I recently went on an interview for a Software Engineering position. The outcome of the interview was [in the opinion of some of the interviewers], I am not a software engineer. Interesting since I've spent the last 30 years writing and debugging code. Lots of code. Current code. Solid stable production code. V1.0 code. V10.0 code. Even within this context that I am now typing [a new Drupal 7 deployment, configuration, customization in 48 hours... love Drupal/LAMP] I'm puzzled. So I have to ask the question; What is a Software Engineer?
I am obviously confused. I don't know why a manhole cover is round. I can't remember the algorithm for a linked list reverse sort. I can't name every java Collection class or which are thread-safe. I can't name all the containers in the c++ standard template library. Can't whip up a three table inner join off the top of my head. Can't keep perl vs. java vs. python regular expressions straight. I just don't bother keeping my head full of things I can look up. Never have. [Or, better yet, can cut/copy/paste.]

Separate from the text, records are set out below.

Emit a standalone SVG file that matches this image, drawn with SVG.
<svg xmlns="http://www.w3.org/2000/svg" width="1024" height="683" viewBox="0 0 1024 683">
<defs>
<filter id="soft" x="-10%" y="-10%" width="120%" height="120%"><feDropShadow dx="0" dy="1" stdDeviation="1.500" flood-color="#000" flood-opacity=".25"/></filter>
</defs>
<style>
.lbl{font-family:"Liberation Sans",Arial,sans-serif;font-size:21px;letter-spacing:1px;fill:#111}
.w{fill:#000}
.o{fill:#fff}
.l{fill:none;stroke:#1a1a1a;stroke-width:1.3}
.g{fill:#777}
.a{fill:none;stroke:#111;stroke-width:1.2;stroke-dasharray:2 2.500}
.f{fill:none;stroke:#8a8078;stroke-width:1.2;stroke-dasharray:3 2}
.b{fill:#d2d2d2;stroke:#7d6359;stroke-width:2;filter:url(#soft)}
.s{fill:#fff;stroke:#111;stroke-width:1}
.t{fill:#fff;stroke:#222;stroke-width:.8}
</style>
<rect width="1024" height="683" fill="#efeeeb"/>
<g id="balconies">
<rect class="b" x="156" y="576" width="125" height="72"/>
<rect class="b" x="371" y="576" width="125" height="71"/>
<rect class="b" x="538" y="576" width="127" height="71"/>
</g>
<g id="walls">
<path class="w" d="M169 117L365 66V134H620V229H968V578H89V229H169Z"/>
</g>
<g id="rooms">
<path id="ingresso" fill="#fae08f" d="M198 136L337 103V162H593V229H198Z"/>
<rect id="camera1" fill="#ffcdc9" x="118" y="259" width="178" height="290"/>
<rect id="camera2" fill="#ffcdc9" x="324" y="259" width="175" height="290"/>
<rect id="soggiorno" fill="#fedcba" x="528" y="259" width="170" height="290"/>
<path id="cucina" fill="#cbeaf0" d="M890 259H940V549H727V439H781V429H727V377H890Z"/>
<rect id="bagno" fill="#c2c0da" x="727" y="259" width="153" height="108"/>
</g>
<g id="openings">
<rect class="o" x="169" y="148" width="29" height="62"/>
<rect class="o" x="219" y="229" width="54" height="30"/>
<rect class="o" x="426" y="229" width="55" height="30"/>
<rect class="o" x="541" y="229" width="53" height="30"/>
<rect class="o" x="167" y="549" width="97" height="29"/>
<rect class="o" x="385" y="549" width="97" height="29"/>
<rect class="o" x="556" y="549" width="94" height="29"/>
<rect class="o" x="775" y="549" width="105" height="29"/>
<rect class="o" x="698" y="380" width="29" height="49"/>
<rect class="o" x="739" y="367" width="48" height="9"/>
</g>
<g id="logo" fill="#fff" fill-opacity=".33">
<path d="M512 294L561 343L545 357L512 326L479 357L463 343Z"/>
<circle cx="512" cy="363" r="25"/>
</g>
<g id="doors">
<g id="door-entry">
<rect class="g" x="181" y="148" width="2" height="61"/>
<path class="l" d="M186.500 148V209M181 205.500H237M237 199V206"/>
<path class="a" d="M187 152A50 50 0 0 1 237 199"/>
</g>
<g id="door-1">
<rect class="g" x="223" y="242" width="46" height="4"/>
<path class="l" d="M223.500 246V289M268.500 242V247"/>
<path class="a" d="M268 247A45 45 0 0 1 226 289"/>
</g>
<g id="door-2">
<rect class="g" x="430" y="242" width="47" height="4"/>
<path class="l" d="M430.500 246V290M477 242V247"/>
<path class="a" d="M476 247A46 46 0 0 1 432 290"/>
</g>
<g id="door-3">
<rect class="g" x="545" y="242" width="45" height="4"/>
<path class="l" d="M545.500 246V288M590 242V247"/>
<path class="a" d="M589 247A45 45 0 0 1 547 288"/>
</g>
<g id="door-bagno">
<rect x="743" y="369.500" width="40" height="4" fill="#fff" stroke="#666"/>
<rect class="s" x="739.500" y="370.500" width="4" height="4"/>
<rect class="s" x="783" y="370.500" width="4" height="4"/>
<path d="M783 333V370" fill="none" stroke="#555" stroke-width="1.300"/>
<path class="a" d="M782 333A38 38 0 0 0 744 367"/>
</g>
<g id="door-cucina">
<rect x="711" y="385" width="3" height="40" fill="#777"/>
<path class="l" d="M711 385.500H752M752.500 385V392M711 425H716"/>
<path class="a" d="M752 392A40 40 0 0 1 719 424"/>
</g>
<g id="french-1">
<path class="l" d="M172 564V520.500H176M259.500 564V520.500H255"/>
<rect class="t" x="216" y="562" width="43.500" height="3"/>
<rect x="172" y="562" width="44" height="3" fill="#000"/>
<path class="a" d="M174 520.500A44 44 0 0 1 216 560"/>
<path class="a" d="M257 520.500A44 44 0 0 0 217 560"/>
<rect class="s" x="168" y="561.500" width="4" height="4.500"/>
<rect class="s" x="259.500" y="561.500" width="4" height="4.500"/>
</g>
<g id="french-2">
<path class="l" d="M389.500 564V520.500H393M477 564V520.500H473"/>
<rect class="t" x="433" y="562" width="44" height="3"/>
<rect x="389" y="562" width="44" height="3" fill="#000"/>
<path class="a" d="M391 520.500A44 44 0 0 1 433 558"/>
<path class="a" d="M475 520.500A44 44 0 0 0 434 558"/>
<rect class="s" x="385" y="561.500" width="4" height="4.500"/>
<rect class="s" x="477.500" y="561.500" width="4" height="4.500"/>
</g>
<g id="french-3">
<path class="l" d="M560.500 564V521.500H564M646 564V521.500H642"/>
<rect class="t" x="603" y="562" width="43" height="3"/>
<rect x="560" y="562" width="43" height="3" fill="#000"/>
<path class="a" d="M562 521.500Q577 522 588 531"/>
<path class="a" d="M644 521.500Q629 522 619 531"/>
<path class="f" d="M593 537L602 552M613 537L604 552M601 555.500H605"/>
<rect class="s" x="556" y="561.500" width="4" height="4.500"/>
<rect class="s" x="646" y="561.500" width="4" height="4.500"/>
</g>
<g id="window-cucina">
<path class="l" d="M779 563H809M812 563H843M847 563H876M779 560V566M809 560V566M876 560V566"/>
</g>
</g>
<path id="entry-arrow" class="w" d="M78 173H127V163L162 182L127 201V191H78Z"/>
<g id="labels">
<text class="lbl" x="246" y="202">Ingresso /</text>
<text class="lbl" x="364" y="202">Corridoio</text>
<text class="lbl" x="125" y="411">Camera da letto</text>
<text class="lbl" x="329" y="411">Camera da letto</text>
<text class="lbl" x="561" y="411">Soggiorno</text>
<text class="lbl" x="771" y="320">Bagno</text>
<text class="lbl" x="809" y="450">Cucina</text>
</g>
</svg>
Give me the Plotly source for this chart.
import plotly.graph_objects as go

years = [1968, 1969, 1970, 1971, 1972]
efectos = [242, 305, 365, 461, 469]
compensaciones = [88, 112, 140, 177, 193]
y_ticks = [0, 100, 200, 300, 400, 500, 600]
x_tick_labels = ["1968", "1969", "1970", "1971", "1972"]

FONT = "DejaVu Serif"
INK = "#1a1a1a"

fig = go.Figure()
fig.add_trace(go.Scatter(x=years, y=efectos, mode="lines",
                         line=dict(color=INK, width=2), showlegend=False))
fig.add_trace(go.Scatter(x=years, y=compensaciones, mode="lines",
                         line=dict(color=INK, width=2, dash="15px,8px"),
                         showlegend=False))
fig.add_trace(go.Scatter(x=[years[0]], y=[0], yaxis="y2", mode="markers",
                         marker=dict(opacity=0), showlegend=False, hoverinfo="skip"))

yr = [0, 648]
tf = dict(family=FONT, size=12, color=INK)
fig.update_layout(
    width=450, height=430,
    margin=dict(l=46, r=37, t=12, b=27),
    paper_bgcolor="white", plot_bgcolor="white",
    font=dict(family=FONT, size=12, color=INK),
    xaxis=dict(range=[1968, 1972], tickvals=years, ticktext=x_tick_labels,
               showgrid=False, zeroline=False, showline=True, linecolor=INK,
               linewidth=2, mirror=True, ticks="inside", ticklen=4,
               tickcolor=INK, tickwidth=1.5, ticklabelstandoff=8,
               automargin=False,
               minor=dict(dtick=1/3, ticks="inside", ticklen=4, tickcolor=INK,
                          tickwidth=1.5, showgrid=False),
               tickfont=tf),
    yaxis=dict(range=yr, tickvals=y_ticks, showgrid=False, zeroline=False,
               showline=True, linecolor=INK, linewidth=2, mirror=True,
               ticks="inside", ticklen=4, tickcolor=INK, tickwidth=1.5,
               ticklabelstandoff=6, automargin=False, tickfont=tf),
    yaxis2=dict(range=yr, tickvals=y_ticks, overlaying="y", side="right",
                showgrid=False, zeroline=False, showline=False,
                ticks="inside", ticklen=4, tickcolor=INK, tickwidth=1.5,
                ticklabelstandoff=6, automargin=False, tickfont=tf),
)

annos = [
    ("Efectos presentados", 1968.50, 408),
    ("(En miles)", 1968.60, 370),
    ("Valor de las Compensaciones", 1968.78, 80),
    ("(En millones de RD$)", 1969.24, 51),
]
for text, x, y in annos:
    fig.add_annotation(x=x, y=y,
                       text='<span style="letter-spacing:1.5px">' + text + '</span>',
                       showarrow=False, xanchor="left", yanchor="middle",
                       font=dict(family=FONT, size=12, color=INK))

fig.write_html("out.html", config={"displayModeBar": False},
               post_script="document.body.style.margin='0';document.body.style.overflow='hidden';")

Larry Wall has a great quote about never writing a Perl script/module from scratch since odds are someone else has already written it. The same is true for about 99% of the problems that will need solutions in any given development project. They may not be perfect solutions, but, they are working solutions. A starting point. [That's what iteration is all about. Right?] If I develop one of those solutions from scratch and use it again and again and again, does that make me a Software Engineer? If I memorize one or more of those solutions am I a Software Engineer? If I work for years on one OS, with one language, with one framework, in one vertical market, one product, ... [and, have it all down rote] am I a Software Engineer? What if I'm MCSE, MCITP, CCNA, SCJD, CCNA certified? What if I've been a million dollar winner on Jeopardy?
A Professional Software Engineer solves real world problems real fast. Ramp up time between diverse projects is his problem. That time is never zero and can not be quantified in a 1, 2, 8 hour interview. But, as experience grows, a Professional Software Engineer should be able to come up to speed on a new technology [or, previously used and somewhat forgotten technologies] in short order. Solving the business problem is the issue, not the underlying technology to do so. Know what validates the ability to solve those big technical problems real fast? History! Know what validates the history? References! Know what validates the references? Common Sense! It's been a long time since I've had a common sense interview.